Troy Cook, another Opera Philadelphia performer, has worked with Milner in the past. The two of them worked together in “La Boheme” in 2012, although in “Don Carlo” they did not have much on-stage time together.

“My character in “Don Carlo” and Jeremy’s character don’t really have a lot of on-stage interaction but Jeremy and I are friends because we worked together in “La Boheme” here at Opera Philadelphia and his character and my character had a lot of interaction together,” Cook said.

Milner performing in “La Boheme” back in 2012.

Milner performing in “La Boheme” back in 2012./Photo courtesy of Opera Philadelphia

Because opera is such a small and close-knit community, performers tend to work alongside one another more than once, which is beneficial to them.

“It’s a pleasure when you look on a cast list for a job you’re doing in a year and you see a familiar name, like Jeremy,” Cook said.

The rehearsals began about a month and a half before the show and Milner and Cook both worked hard to musically prepare.

“Once you have studied and prepared, then eventually we arrive at rehearsals… and then we have staging rehearsals. Usually, we just go right into stage rehearsals,” Milner said.

With different roles, cast members can go about practicing in their own ways.
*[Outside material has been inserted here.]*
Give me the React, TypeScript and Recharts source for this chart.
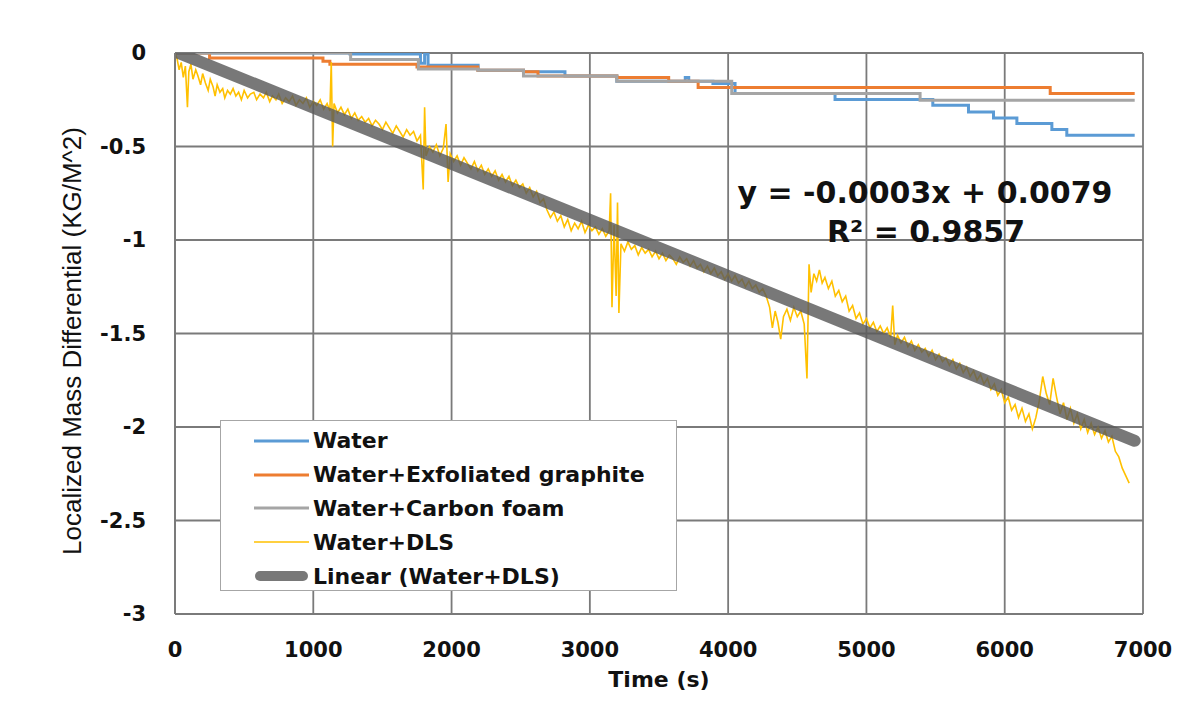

“It’s a lot of preparation, a lot of self-preparation, a lot of self-studying. Me, personally, I like to not only learn what I have to but I like to learn everything else that’s happening around it. I like to be able to have a complete picture of the play as it were,” Milner said.

Milner, originally from Oklahoma, moved to Philadelphia in 2006 after attending the University of Tulsa and working for about seven years. He now lives in Fishtown, which makes his commute to the opera very easy. He enjoys living in the Riverward neighborhood.

“I lived in New York for a little while and really, going from Oklahoma to New York, I really didn’t like the immediacy and the sense of anonymity within a mass that is present in New York City,” Milner said.

Fishtown has made Milner feel like he has a place to call home.

“When I moved to Philadelphia I really found a place where I felt like I had a home again. I had a community in which I lived,” Milner said.